Volodya finds himself attracted to Alyona. He makes another attempt to see Voronin and Kolya invites himself along. Sasha and his fiancée Sveta have a spat over the phone. At Voronin’s home, Volodya mistakes a floor polisher for the writer and the floor polisher quickly reads Volodya’s 3-page story and criticizes it for not being true to life. The real Voronin arrives and asks Volodya to help with a literary collection by young Siberian writers. Sasha decides not to get married, cuts off his hair, and rejects the referral, but then shows up at the wedding anyway. Volodya looks for Alyona and, joined by Kolya, runs into her father, who reveals she went to a concert but gets upset about random men trying to woo his daughter. Unhappy with the meeting with Alyona’s father, Volodya lashes out at Kolya and they part.

Kolya picks up Alyona from the concert and Volodya arrives as well. Alyona refuses to go to the wedding with Kolya. Kolya pretends he has telepathy to make a man in front of them turn around. He does and sees them staring at him and rushes off. Kolya, Alyona, and Volodya happen upon a show asking for volunteers to form two teams. The team that can draw the best horse in 5 seconds wins. Kolya’s team is faster but loses due to quality. Volodya accuses a man in the audience of being a thief. The man runs off and Volodya and a large portion of the audience, including the man Kolya claimed to use telepathy on, give chase. The “telepathy victim” accuses Volodya of being the thief, and they end up in a police station where the police are completely confused and cannot understand their stories and why they are there.

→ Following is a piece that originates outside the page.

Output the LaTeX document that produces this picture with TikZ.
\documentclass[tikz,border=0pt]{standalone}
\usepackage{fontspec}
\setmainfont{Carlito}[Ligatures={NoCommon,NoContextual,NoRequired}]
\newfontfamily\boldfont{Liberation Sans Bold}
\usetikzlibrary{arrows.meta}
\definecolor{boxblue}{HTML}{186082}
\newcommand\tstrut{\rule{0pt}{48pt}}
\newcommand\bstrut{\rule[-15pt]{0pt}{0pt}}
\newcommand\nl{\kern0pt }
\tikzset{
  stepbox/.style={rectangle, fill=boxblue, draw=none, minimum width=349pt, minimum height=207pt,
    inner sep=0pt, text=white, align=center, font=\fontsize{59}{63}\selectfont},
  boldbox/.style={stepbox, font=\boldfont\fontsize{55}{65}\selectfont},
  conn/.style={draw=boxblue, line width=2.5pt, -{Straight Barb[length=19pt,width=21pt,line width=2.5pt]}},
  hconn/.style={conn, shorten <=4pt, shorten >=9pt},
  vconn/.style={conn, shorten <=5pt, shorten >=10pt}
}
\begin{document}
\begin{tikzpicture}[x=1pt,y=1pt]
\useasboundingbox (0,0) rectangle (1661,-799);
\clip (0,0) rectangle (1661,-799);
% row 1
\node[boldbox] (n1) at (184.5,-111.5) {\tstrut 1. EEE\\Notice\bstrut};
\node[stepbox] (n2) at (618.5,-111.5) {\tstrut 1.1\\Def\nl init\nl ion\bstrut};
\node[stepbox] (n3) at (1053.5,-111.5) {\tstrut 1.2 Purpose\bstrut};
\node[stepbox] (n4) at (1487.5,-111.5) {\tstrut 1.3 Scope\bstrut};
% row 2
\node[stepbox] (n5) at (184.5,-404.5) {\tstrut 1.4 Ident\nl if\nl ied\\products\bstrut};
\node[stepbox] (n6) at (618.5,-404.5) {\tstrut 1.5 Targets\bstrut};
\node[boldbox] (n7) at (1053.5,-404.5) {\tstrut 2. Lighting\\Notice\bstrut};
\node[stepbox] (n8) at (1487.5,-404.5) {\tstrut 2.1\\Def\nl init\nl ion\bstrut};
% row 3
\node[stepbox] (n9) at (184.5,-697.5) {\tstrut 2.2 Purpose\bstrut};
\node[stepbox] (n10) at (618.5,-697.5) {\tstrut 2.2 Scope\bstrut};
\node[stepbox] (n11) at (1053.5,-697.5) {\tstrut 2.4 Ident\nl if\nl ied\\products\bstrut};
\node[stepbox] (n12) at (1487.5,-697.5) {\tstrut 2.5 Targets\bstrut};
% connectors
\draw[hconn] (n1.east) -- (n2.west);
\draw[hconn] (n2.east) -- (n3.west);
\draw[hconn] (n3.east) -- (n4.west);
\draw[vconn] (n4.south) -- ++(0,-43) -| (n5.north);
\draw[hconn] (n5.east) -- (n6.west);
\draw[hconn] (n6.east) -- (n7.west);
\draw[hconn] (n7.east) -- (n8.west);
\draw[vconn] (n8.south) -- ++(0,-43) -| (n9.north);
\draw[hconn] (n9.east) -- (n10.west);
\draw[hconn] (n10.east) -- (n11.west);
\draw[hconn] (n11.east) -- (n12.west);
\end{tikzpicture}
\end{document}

Kolya enlists a passing woman to get on the phone with Alyona’s mother to vouch for her being out late at night with a female friend. Alyona, Kolya, and Volodya wind up at Sasha’s wedding reception only to find out Sasha and Sveta are splitting up because Sveta found out Sasha had cold feet earlier. Volodya dances with Alyona. Kolya watches despondently, then calls Sveta. When she refuses to pick up the phone, Kolya yells across the plaza to her building and the reception dancers below join him to get her attention. She picks up the phone. Kolya puts Sasha on and the couple make up. Alyona and Kolya see Volodya off as he returns to Siberia and then Kolya and Alyona say goodbye to each other. Kolya sings a song as he heads back to work.

==Legacy==
This film was highly beloved by Soviet youth in the early 1960s. Though its plot is a bit naive and unpretentious, it showed how wonderful life was, gives hope and tries to look at the unpleasant things in an optimistic way. The song by the same name from the film is still popular and became the unofficial hymn of Moscow youth.

The popularity of this film was low in the 1970s but rose again in the 1980s in contrast to contemporaneous "chernukha" ("black stuff") films, gloomy satirical and social dramas with philosophical motifs. Nowadays it is still very famous.

There are new versions of the song by some 1990s Russian rock groups (for example, Nogu Svelo!) and also a film remake, The Heat, which was commercially successfully but critically panned.